日刊SPA! / 2024年6月11日 8時52分

 だが、来月から電気代の補助金がなくなり、負担が大きくなるから、夏の暑い店内を冷やすエアコン代と長時間のスープ炊きに要するガス代の高騰などで頭を抱えている。店主は毎日、朝早くから出勤し夜遅くまで働いている。少しでも人件費を抑制し、利益を確保して店を継続させるために必死である。

◆かつてのライバル店と絆を深める!

 この店主は頻繁にインスタグラムなどSNSで情報発信し、自店の存在をアピールしており、攻めと守りを徹底強化している。だから店のファンも多く、営業基盤が強固だ。

 ある時、その店主と打ち合せをしている時、競合店の店主が入ってきて、「店長! 輸入豚肉が高くなり、国産のほうが安くなっている。どんどん仕入額が上がるが、うちだけでは多いから共同で買わんか。また、電気代とガス代も来月から相当上がるので、うちは明日からラーメン50円上げるけど、店長のところはどうする?」と相談に来た。

 以前はしゃべることもないライバル店だったが、今は、この苦難を乗り切るため、団結心を高める良き仲間となっているようだ。経営環境の情報は共有し、仕入れは共同で、販売は競争でといった関係である。これから先も競争と協調関係を維持できたら、お互い最適かなと思える。

◆ビール、唐揚げ、餃子を充実させるのもテ

 大手に対抗する個人経営のラーメン店は過小資本のために、真っ向から勝負を挑んでも勝つのは難しい。外食は立地産業とも言われ、新規開業の際に人通りの多い一等立地を狙いがちだ。しかし、売上の不安定要素が多く、個人店主はできるだけ運転資金に回せるように資金配分をするのが一般的である。

 賃借物件も人通りがそれほど多くない二等立地(繁華街にあり通行量の多い一等立地と違い、繁華街の裏など発見確率の低い立地)の狭小店舗に出店して、初期投資額を下げるパターンが多い。売上を確保するためには、限りあるキャパシティを有効に活用し、客席回転率の向上が望める時間帯は別として、お客の滞留時間を延ばし、追加点数を増やして客単価を上げるのも得策だ。

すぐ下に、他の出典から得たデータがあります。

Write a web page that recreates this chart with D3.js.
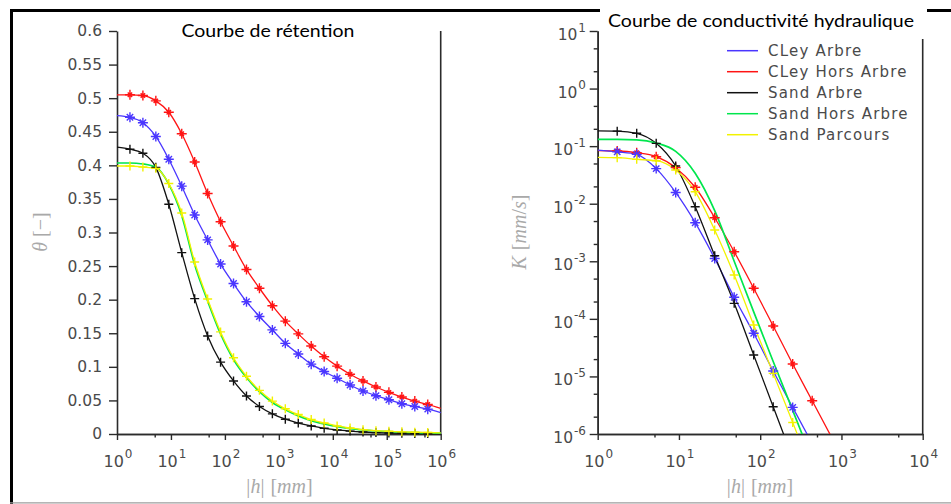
<!DOCTYPE html>
<html>
<head>
<meta charset="utf-8">
<script src="https://cdn.jsdelivr.net/npm/d3@7"></script>
<style>
  body { margin: 0; background: #fff; }
  svg { display: block; }
</style>
</head>
<body>
<svg id="fig" width="951" height="504"></svg>
<script>
// Suction grid |h| in mm (shared by both panels)
const hSuction = [1, 1.738, 3.020, 5.248, 9.120, 15.85, 27.54, 47.86, 83.18, 144.5, 251.2, 436.5,
  758.6, 1318, 2291, 3981, 6918, 12023, 20893, 36308, 63096, 109648, 190546, 331131, 575440, 1000000];

// Retention curves theta(|h|)
const thetaCleyArbre = [0.474, 0.4715, 0.4635, 0.443, 0.409, 0.369, 0.326, 0.289, 0.253, 0.224, 0.197, 0.175,
  0.155, 0.135, 0.119, 0.104, 0.093, 0.083, 0.073, 0.064, 0.057, 0.051, 0.045, 0.041, 0.037, 0.032];
const thetaCleyHorsArbre = [0.505, 0.505, 0.504, 0.496, 0.479, 0.447, 0.405, 0.358, 0.316, 0.280, 0.245, 0.217,
  0.191, 0.168, 0.149, 0.131, 0.115, 0.101, 0.089, 0.079, 0.070, 0.062, 0.055, 0.049, 0.044, 0.038];
const thetaSandArbre = [0.427, 0.424, 0.418, 0.397, 0.342, 0.270, 0.2015, 0.146, 0.107, 0.079, 0.0566, 0.041,
  0.030, 0.022, 0.0163, 0.012, 0.0085, 0.006, 0.0043, 0.003, 0.0021, 0.0015, 0.0011, 0.0008, 0.0006, 0.0004];
const thetaSandHorsArbre = [0.4035, 0.4035, 0.402, 0.397, 0.372, 0.325, 0.252, 0.198, 0.149, 0.111, 0.084, 0.063,
  0.047, 0.036, 0.027, 0.020, 0.015, 0.011, 0.008, 0.006, 0.0045, 0.0034, 0.0026, 0.002, 0.0016, 0.0012];
const thetaSandParcours = [0.399, 0.399, 0.3975, 0.3955, 0.373, 0.329, 0.256, 0.201, 0.152, 0.1135, 0.086, 0.065,
  0.049, 0.0375, 0.029, 0.0215, 0.0165, 0.012, 0.009, 0.0065, 0.005, 0.004, 0.0032, 0.0026, 0.0022, 0.0018];

// Hydraulic conductivity curves K(|h|) in mm/s
const kCleyArbre = [0.0851, 0.0794, 0.072, 0.0407, 0.01567, 0.00468, 0.00112, 2.37e-4, 5.62e-5, 1.24e-5, 2.90e-6, 6.8e-7];
const kCleyHorsArbre = [0.0834, 0.0824, 0.0769, 0.0656, 0.0423, 0.0193, 0.00571, 0.001466, 3.40e-4, 7.52e-5, 1.64e-5, 3.78e-6, 8.7e-7];
const kSandArbre = [0.184, 0.182, 0.1671, 0.1119, 0.0452, 0.00887, 0.00125, 1.86e-4, 2.36e-5, 2.98e-6, 3.8e-7];
const kSandHorsArbre = [0.1312, 0.131, 0.1288, 0.1135, 0.0813, 0.0339, 0.0076, 1.0e-3, 1.32e-4, 1.82e-5, 2.57e-6, 3.6e-7];
const kSandParcours = [0.0640, 0.0631, 0.0590, 0.0558, 0.0385, 0.01618, 0.00349, 5.78e-4, 7.82e-5, 1.13e-5, 1.58e-6, 2.2e-7];

const seriesNames = ["CLey Arbre", "CLey Hors Arbre", "Sand Arbre", "Sand Hors Arbre", "Sand Parcours"];
const seriesColors = ["#4a36ff", "#ff1414", "#111111", "#00e64d", "#f2f200"];
const seriesMarkers = ["star", "cross", "plus", "none", "plus"];

const thetaSeries = [thetaCleyArbre, thetaCleyHorsArbre, thetaSandArbre, thetaSandHorsArbre, thetaSandParcours];
const kSeries = [kCleyArbre, kCleyHorsArbre, kSandArbre, kSandHorsArbre, kSandParcours];

const thetaTicks = [0, 0.05, 0.1, 0.15, 0.2, 0.25, 0.3, 0.35, 0.4, 0.45, 0.5, 0.55, 0.6];
const hTicksLeft = [1, 10, 100, 1e3, 1e4, 1e5, 1e6];
const hTicksRight = [1, 10, 100, 1e3, 1e4];
const kTicks = [1e-6, 1e-5, 1e-4, 1e-3, 1e-2, 1e-1, 1, 10];

const svg = d3.select("#fig");
const AXIS = "#2b2b2b", LABEL = "#4a4a4a", TITLE_GRAY = "#a9a9a9";
const tickFont = "'DejaVu Sans', sans-serif";
const mathFont = "'Liberation Serif', 'DejaVu Serif', serif";

// ---------- scales ----------
const xL = d3.scaleLog().domain([1, 1e6]).range([117, 440.7]);
const yL = d3.scaleLinear().domain([0, 0.6]).range([434, 31]);
const xR = d3.scaleLog().domain([1, 1e4]).range([597.7, 922.7]);
const yR = d3.scaleLog().domain([1e-6, 10]).range([434, 31]);

// ---------- outer frame ----------
svg.append("line").attr("x1", 10).attr("x2", 951).attr("y1", 10.5).attr("y2", 10.5)
  .attr("stroke", "#000").attr("stroke-width", 3);
svg.append("line").attr("x1", 11.5).attr("x2", 11.5).attr("y1", 9).attr("y2", 504)
  .attr("stroke", "#000").attr("stroke-width", 3);
svg.append("line").attr("x1", 10).attr("x2", 951).attr("y1", 502.8).attr("y2", 502.8)
  .attr("stroke", "#9c9c9c").attr("stroke-width", 1.2);

// ---------- helpers ----------
function markerPath(type) {
  if (type === "plus") return "M-4.5,0H4.5M0,-4.5V4.5";
  if (type === "cross") return "M-5,0H5M0,-5V5M-2.2,-2.2L2.2,2.2M-2.2,2.2L2.2,-2.2";
  if (type === "star") return "M-5,0H5M0,-5V5M-3.2,-3.2L3.2,3.2M-3.2,3.2L3.2,-3.2";
  return "";
}

function styleAxis(g) {
  g.selectAll("path.domain").attr("stroke", AXIS).attr("stroke-width", 1.6);
  g.selectAll(".tick line").attr("stroke", AXIS).attr("stroke-width", 1.4);
  g.selectAll(".tick text").attr("fill", LABEL).style("font-family", tickFont).style("font-size", "15.5px");
}

function minorLogTicks(lo, hi, mults) {
  const out = [];
  for (let e = Math.round(Math.log10(lo)); e < Math.round(Math.log10(hi)); e++) {
    mults.forEach(m => out.push(m * Math.pow(10, e)));
  }
  return out;
}

// power-of-ten label: "10" with raised exponent
function powerLabel(sel, v, bigSize, smallSize, rise) {
  const e = Math.round(Math.log10(v));
  sel.append("tspan").text("10").style("font-size", bigSize + "px");
  sel.append("tspan").attr("dy", -rise).attr("dx", 1).text(String(e)).style("font-size", smallSize + "px");
}

// ---------- LEFT PANEL: retention ----------
const gL = svg.append("g");

// bottom axis (log |h|)
const axBL = gL.append("g").attr("transform", "translate(0,434)")
  .call(d3.axisBottom(xL).tickValues(hTicksLeft).tickSize(6).tickSizeOuter(0).tickFormat(""));
styleAxis(axBL);
const axBLm = gL.append("g").attr("transform", "translate(0,434)")
  .call(d3.axisBottom(xL).tickValues(minorLogTicks(1, 1e6, [5])).tickSize(3.5).tickSizeOuter(0).tickFormat(""));
styleAxis(axBLm);
hTicksLeft.forEach(v => {
  const t = gL.append("text").attr("x", xL(v) + 1).attr("y", 467).attr("text-anchor", "middle")
    .attr("fill", LABEL).style("font-family", tickFont);
  powerLabel(t, v, 16, 12, 9);
});

// left axis (theta)
const axLL = gL.append("g").attr("transform", "translate(117,0)")
  .call(d3.axisLeft(yL).tickValues(thetaTicks).tickSize(8).tickSizeOuter(0).tickPadding(7)
    .tickFormat(d => String(+d.toFixed(2))));
styleAxis(axLL);

// right frame line
gL.append("line").attr("x1", 440.7).attr("x2", 440.7).attr("y1", 31).attr("y2", 434)
  .attr("stroke", AXIS).attr("stroke-width", 1.6);

// curves
const lineL = d3.line().x((d, i) => xL(hSuction[i])).y(d => yL(d)).curve(d3.curveMonotoneX);
const drawOrder = [1, 0, 2, 3, 4];
drawOrder.forEach(s => {
  gL.append("path").datum(thetaSeries[s]).attr("d", lineL)
    .attr("fill", "none").attr("stroke", seriesColors[s]).attr("stroke-width", s === 3 ? 1.7 : 1.3);
});
drawOrder.forEach(s => {
  if (seriesMarkers[s] === "none") return;
  const pts = thetaSeries[s].map((v, i) => [hSuction[i], v]).filter((p, i) => i >= 1 && i <= 24);
  gL.selectAll(null).data(pts).enter().append("path")
    .attr("transform", p => `translate(${xL(p[0])},${yL(p[1])})`)
    .attr("d", markerPath(seriesMarkers[s]))
    .attr("fill", "none").attr("stroke", seriesColors[s]).attr("stroke-width", 1.4);
});

// titles
gL.append("text").attr("x", 181.5).attr("y", 37).attr("textLength", 173).attr("lengthAdjust", "spacingAndGlyphs")
  .style("font-family", "Lato, 'Open Sans', sans-serif").style("font-size", "18px").attr("fill", "#000")
  .text("Courbe de rétention");

const xTitleL = gL.append("text").attr("x", 279.5).attr("y", 493).attr("text-anchor", "middle")
  .attr("fill", TITLE_GRAY).style("font-family", mathFont).style("font-size", "20px");
function hLabel(t) {
  t.append("tspan").text("|");
  t.append("tspan").text("h").style("font-style", "italic");
  t.append("tspan").text("|");
  t.append("tspan").attr("dx", 6).text("[");
  t.append("tspan").text("mm").style("font-style", "italic");
  t.append("tspan").text("]");
}
hLabel(xTitleL);

const yTitleL = gL.append("text").attr("transform", "translate(47,232) rotate(-90)").attr("text-anchor", "middle")
  .attr("fill", TITLE_GRAY).style("font-family", mathFont).style("font-size", "20px");
yTitleL.append("tspan").text("θ").style("font-style", "italic");
yTitleL.append("tspan").attr("dx", 5).text("[−]");

// ---------- RIGHT PANEL: conductivity ----------
const gR = svg.append("g");

const axBR = gR.append("g").attr("transform", "translate(0,434)")
  .call(d3.axisBottom(xR).tickValues(hTicksRight).tickSize(6).tickSizeOuter(0).tickFormat(""));
styleAxis(axBR);
const axBRm = gR.append("g").attr("transform", "translate(0,434)")
  .call(d3.axisBottom(xR).tickValues(minorLogTicks(1, 1e4, [5])).tickSize(3.5).tickSizeOuter(0).tickFormat(""));
styleAxis(axBRm);
hTicksRight.forEach(v => {
  const t = gR.append("text").attr("x", xR(v) + 1).attr("y", 467).attr("text-anchor", "middle")
    .attr("fill", LABEL).style("font-family", tickFont);
  powerLabel(t, v, 16, 12, 9);
});

const axLR = gR.append("g").attr("transform", "translate(597.7,0)")
  .call(d3.axisLeft(yR).tickValues(kTicks).tickSize(8).tickSizeOuter(0).tickFormat(""));
styleAxis(axLR);
const axLRm = gR.append("g").attr("transform", "translate(597.7,0)")
  .call(d3.axisLeft(yR).tickValues(minorLogTicks(1e-6, 10, [2, 5])).tickSize(4).tickSizeOuter(0).tickFormat(""));
styleAxis(axLRm);
kTicks.forEach(v => {
  const t = gR.append("text").attr("x", 586).attr("y", yR(v) + 9).attr("text-anchor", "end")
    .attr("fill", LABEL).style("font-family", tickFont);
  powerLabel(t, v, 15.5, 12, 8.5);
});

gR.append("line").attr("x1", 922.7).attr("x2", 922.7).attr("y1", 31).attr("y2", 434)
  .attr("stroke", AXIS).attr("stroke-width", 1.6);

// clip the curves to the plotting area
svg.append("defs").append("clipPath").attr("id", "clipR")
  .append("rect").attr("x", 597.7).attr("y", 31).attr("width", 325).attr("height", 403);
const plotR = gR.append("g").attr("clip-path", "url(#clipR)");

const lineR = d3.line().x((d, i) => xR(hSuction[i])).y(d => yR(d)).curve(d3.curveMonotoneX);
drawOrder.forEach(s => {
  plotR.append("path").datum(kSeries[s]).attr("d", lineR)
    .attr("fill", "none").attr("stroke", seriesColors[s]).attr("stroke-width", s === 3 ? 1.7 : 1.3);
});
drawOrder.forEach(s => {
  if (seriesMarkers[s] === "none") return;
  const pts = kSeries[s].map((v, i) => [hSuction[i], v]).filter((p, i) => i >= 1 && p[1] >= 1e-6);
  plotR.selectAll(null).data(pts).enter().append("path")
    .attr("transform", p => `translate(${xR(p[0])},${yR(p[1])})`)
    .attr("d", markerPath(seriesMarkers[s]))
    .attr("fill", "none").attr("stroke", seriesColors[s]).attr("stroke-width", 1.4);
});

// legend
const legend = gR.append("g");
seriesNames.forEach((name, i) => {
  const y = 50.7 + i * 21;
  legend.append("line").attr("x1", 727).attr("x2", 758).attr("y1", y).attr("y2", y)
    .attr("stroke", seriesColors[i]).attr("stroke-width", 1.5);
  legend.append("text").attr("x", 768).attr("y", y + 5.5).text(name)
    .attr("fill", LABEL).style("font-family", tickFont).style("font-size", "15px").style("letter-spacing", "1.2px");
});

// title on a white band that interrupts the frame
gR.append("rect").attr("x", 600).attr("y", 0).attr("width", 327).attr("height", 39).attr("fill", "#fff");
gR.append("text").attr("x", 608).attr("y", 27).attr("textLength", 306).attr("lengthAdjust", "spacingAndGlyphs")
  .style("font-family", "Lato, 'Open Sans', sans-serif").style("font-size", "18px").attr("fill", "#000")
  .text("Courbe de conductivité hydraulique");

const xTitleR = gR.append("text").attr("x", 760).attr("y", 493).attr("text-anchor", "middle")
  .attr("fill", TITLE_GRAY).style("font-family", mathFont).style("font-size", "20px");
hLabel(xTitleR);

const yTitleR = gR.append("text").attr("transform", "translate(526,232) rotate(-90)").attr("text-anchor", "middle")
  .attr("fill", TITLE_GRAY).style("font-family", mathFont).style("font-size", "20px");
yTitleR.append("tspan").text("K").style("font-style", "italic");
yTitleR.append("tspan").attr("dx", 6).text("[");
yTitleR.append("tspan").text("mm").style("font-style", "italic");
yTitleR.append("tspan").text("/");
yTitleR.append("tspan").text("s").style("font-style", "italic");
yTitleR.append("tspan").text("]");
</script>
</body>
</html>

 ラーメンだけでなく、ビール、唐揚げ、餃子やその他町中華メニューを充実させ、追加注文を促して客単価を上げるメニュー構成もいいと思う。効果と効率の対立軸を考慮して店舗政策を検討して実施しなければならない。ラーメン店はお酒を飲んだ後の締めで利用されるパターンも多いが、一軒目の飲み需要を狙ってみるのもいいだろう。